There is only one retail company on January’s Most Attractive Stocks list: Kirkland’s Inc. (NASDAQ:KIRK). KIRK is also one of the best performing stocks in the S&P 1500 since the Lehman bankruptcy. Given our value focus, it is rare that high-flying performers like KIRK make the Most Attractive Stocks list.
KIRK is rare for other reasons, too. Compared to competitors like Bed Bath and Beyond (NASDAQ:BBBY), Target (NYSE:TGT), and Macy’s (NYSE:M), KIRK is much more profitable and is the only firm with a top-quintile return on invested capital (ROIC) of 17.3%. Few retailers in the history of our database have ever achieved such high returns on invested capital.
As most of our readers know, a high ROIC alone will not get a stock on our Most Attractive Stocks list. The valuation of the stock must be very cheap as well. And KIRK fits the bill nicely with a price-to-economic book value ratio of 0.5, which means the current stock price ($13.25) implies the company’s profits will permanently decline by 50%. In other words, the valuation not only implies no future growth, it implies a perpetual 50% reduction in profits. Market expectations are setting the future-profit-growth bar quite low for this stock.
The company’s economic earnings are growing at a faster rate (+1,538%) than reported accounting earnings (+272%). Also, during the last fiscal year, KIRK generated $32.2mm in free cash flow, which represents 12.4% of the company’s enterprise value.
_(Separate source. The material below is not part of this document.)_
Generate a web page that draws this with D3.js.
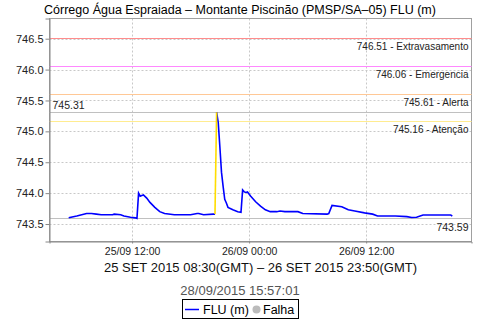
<!DOCTYPE html>
<html><head><meta charset="utf-8">
<script src="https://cdn.jsdelivr.net/npm/d3@7"></script>
<style>body{margin:0;background:#fff}svg{display:block}</style>
</head><body><svg id="c" width="480" height="320"></svg>
<script>
const times = ["2015-09-25 05:30","2015-09-25 06:20","2015-09-25 07:20","2015-09-25 07:50","2015-09-25 08:20","2015-09-25 08:50","2015-09-25 10:00","2015-09-25 10:10","2015-09-25 10:50","2015-09-25 11:10","2015-09-25 11:50","2015-09-25 12:20","2015-09-25 12:30","2015-09-25 12:40","2015-09-25 12:50","2015-09-25 13:00","2015-09-25 13:10","2015-09-25 13:30","2015-09-25 13:50","2015-09-25 14:20","2015-09-25 14:50","2015-09-25 15:20","2015-09-25 16:20","2015-09-25 18:00","2015-09-25 18:40","2015-09-25 18:50","2015-09-25 19:20","2015-09-25 20:20","2015-09-25 20:30","2015-09-25 20:40","2015-09-25 20:50","2015-09-25 21:00","2015-09-25 21:10","2015-09-25 21:20","2015-09-25 21:30","2015-09-25 21:40","2015-09-25 21:50","2015-09-25 22:20","2015-09-25 22:50","2015-09-25 23:10","2015-09-25 23:20","2015-09-25 23:30","2015-09-25 23:40","2015-09-25 23:50","2015-09-26 00:10","2015-09-26 00:40","2015-09-26 01:10","2015-09-26 01:40","2015-09-26 02:10","2015-09-26 02:50","2015-09-26 03:10","2015-09-26 03:40","2015-09-26 05:00","2015-09-26 05:30","2015-09-26 08:00","2015-09-26 08:10","2015-09-26 08:30","2015-09-26 09:30","2015-09-26 10:10","2015-09-26 10:50","2015-09-26 11:50","2015-09-26 12:40","2015-09-26 13:10","2015-09-26 15:00","2015-09-26 16:10","2015-09-26 16:40","2015-09-26 17:10","2015-09-26 17:50","2015-09-26 20:40","2015-09-26 20:50"];
const flu = [743.60,743.63,743.67,743.67,743.66,743.65,743.65,743.66,743.65,743.63,743.61,743.60,743.59,744.00,743.95,743.96,743.97,743.92,743.85,743.77,743.70,743.67,743.65,743.65,743.67,743.67,743.65,743.66,743.66,745.31,745.14,744.75,744.34,744.11,743.90,743.84,743.77,743.73,743.70,743.69,744.05,744.02,744.01,744.02,743.95,743.86,743.79,743.73,743.70,743.70,743.71,743.70,743.70,743.67,743.66,743.67,743.80,743.78,743.73,743.71,743.68,743.66,743.63,743.63,743.62,743.605,743.61,743.645,743.645,743.63];
const falhaSegment = ["2015-09-25 20:30","2015-09-25 20:40"];
const yTicks = [743.5,744.0,744.5,745.0,745.5,746.0,746.5];
const markerValues = [746.51,746.06,745.61,745.16];
const markerNames = ["Extravasamento","Emergencia","Alerta","Atenção"];
const markerColors = ["#ff8c8c","#ff88ff","#ffc896","#ffec90"];
const maxValue = 745.31, minValue = 743.59;
const title = "Córrego Água Espraiada – Montante Piscinão (PMSP/SA–05) FLU (m)";
const axisLabel = "25 SET 2015 08:30(GMT) – 26 SET 2015 23:50(GMT)";
const stamp = "28/09/2015 15:57:01";
const legendItems = ["FLU (m)","Falha"];

const parse = d3.timeParse("%Y-%m-%d %H:%M");
const data = times.map((t,i)=>({t:parse(t),v:flu[i]}));
const svg = d3.select("#c");
const L=49.5,R=471.5,T=18.5,B=241.5;
const ext = d3.extent(data,d=>d.t);
const span = ext[1]-ext[0];
const x = d3.scaleTime().domain([new Date(+ext[0]-span*0.05), new Date(+ext[1]+span*0.05)]).range([L,R]);
const y = d3.scaleLinear().domain([743.217,746.827]).range([B,T]);
const font = "'Liberation Sans', Arial, sans-serif";

// title
svg.append("text").attr("x",240).attr("y",14).attr("text-anchor","middle")
  .attr("font-family",font).attr("font-size",12.5).attr("fill","#000").text(title);

// grid
const xt = x.ticks(d3.timeHour.every(12));
svg.append("g").selectAll("line").data(xt).join("line")
  .attr("x1",d=>Math.round(x(d))+0.5).attr("x2",d=>Math.round(x(d))+0.5).attr("y1",T).attr("y2",B)
  .attr("stroke","#c8c8c8").attr("stroke-dasharray","2,2");
svg.append("g").selectAll("line").data(yTicks).join("line")
  .attr("y1",d=>Math.round(y(d))+0.5).attr("y2",d=>Math.round(y(d))+0.5).attr("x1",L).attr("x2",R)
  .attr("stroke","#c8c8c8").attr("stroke-dasharray","2,2");

// outline
svg.append("rect").attr("x",L).attr("y",T).attr("width",R-L).attr("height",B-T)
  .attr("fill","none").attr("stroke","#a0a0a0");

// markers
markerValues.forEach((v,i)=>{
  const yy = Math.round(y(v))+0.5;
  svg.append("line").attr("x1",L).attr("x2",R).attr("y1",yy).attr("y2",yy).attr("stroke",markerColors[i]);
  svg.append("text").attr("x",468.5).attr("y",yy+11.5).attr("text-anchor","end")
    .attr("font-family",font).attr("font-size",10).attr("fill","#222")
    .text(v.toFixed(2)+" - "+markerNames[i]);
});
// max/min lines
[maxValue,minValue].forEach((v,i)=>{
  const yy = Math.round(y(v))+0.5;
  svg.append("line").attr("x1",L).attr("x2",R).attr("y1",yy).attr("y2",yy).attr("stroke","#c0c0c0");
  if(i===0) svg.append("text").attr("x",52.5).attr("y",yy-4).attr("font-family",font).attr("font-size",10.5).attr("fill","#222").text(v.toFixed(2));
  else svg.append("text").attr("x",468.5).attr("y",yy+12).attr("text-anchor","end").attr("font-family",font).attr("font-size",10.5).attr("fill","#222").text(v.toFixed(2));
});

// line
const f0 = parse(falhaSegment[0]), f1 = parse(falhaSegment[1]);
const line = d3.line().x(d=>x(d.t)).y(d=>y(d.v));
const i0 = data.findIndex(d=>+d.t===+f0), i1 = data.findIndex(d=>+d.t===+f1);
svg.append("path").datum(data.slice(0,i0+1)).attr("d",line).attr("fill","none").attr("stroke","#0000ff").attr("stroke-width",1.6);
svg.append("path").datum(data.slice(i1)).attr("d",line).attr("fill","none").attr("stroke","#0000ff").attr("stroke-width",1.6);
svg.append("path").datum(data.slice(i0,i1+1)).attr("d",line).attr("fill","none").attr("stroke","#ffdd00").attr("stroke-width",1.6);

// axes
const ya = d3.axisLeft(y).tickValues(yTicks).tickFormat(d3.format(".1f")).tickSize(4).tickPadding(2);
const gy = svg.append("g").attr("transform",`translate(${L},0)`).call(ya);
gy.select(".domain").attr("stroke","#888");
gy.selectAll(".tick line").attr("stroke","#888");
gy.selectAll("text").attr("font-family",font).attr("font-size",11).attr("fill","#222");
const xa = d3.axisBottom(x).tickValues(xt).tickFormat(d3.timeFormat("%d/%m %H:%M")).tickSize(2).tickPadding(4);
const gx = svg.append("g").attr("transform",`translate(0,${B})`).call(xa);
gx.select(".domain").attr("stroke","#888");
gx.selectAll(".tick line").attr("stroke","#888");
gx.selectAll("text").attr("font-family",font).attr("font-size",10.5).attr("fill","#222");

// axis label
svg.append("text").attr("x",(L+R)/2).attr("y",271.5).attr("text-anchor","middle")
  .attr("font-family",font).attr("font-size",13).attr("fill","#111").text(axisLabel);
svg.append("text").attr("x",240).attr("y",295).attr("text-anchor","middle")
  .attr("font-family",font).attr("font-size",13).attr("fill","#555").text(stamp);

// legend
const lg = svg.append("g");
lg.append("rect").attr("x",182.5).attr("y",299.5).attr("width",116).attr("height",19).attr("fill","#fff").attr("stroke","#000");
lg.append("line").attr("x1",185).attr("x2",199).attr("y1",309.5).attr("y2",309.5).attr("stroke","#0000ff").attr("stroke-width",1.5);
lg.append("text").attr("x",203).attr("y",314).attr("font-family",font).attr("font-size",12.5).attr("fill","#000").text(legendItems[0]);
lg.append("circle").attr("cx",256.5).attr("cy",309.5).attr("r",4).attr("fill","#bbbbbb");
lg.append("text").attr("x",263).attr("y",314).attr("font-family",font).attr("font-size",12.5).attr("fill","#000").text(legendItems[1]);
</script></body></html>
KIRK gets our “very attractive” stock rating because the business is throwing off a lot of cash, showing strong growth in profits while its valuation implies profits will decline permanently by 50%.
KIRK fits the risk/reward profile of a great stock to buy. It increased net operating profit after tax (NOPAT) on meager revenue growth and increased its NOPAT margin from 6.3% to 9.7%. KIRK’s ROIC rose from 9.9% to 17.3%. KIRK’s invested capital grew more slowly than revenues, so invested capital turns rose from 1.57x to 1.59x during the last fiscal year.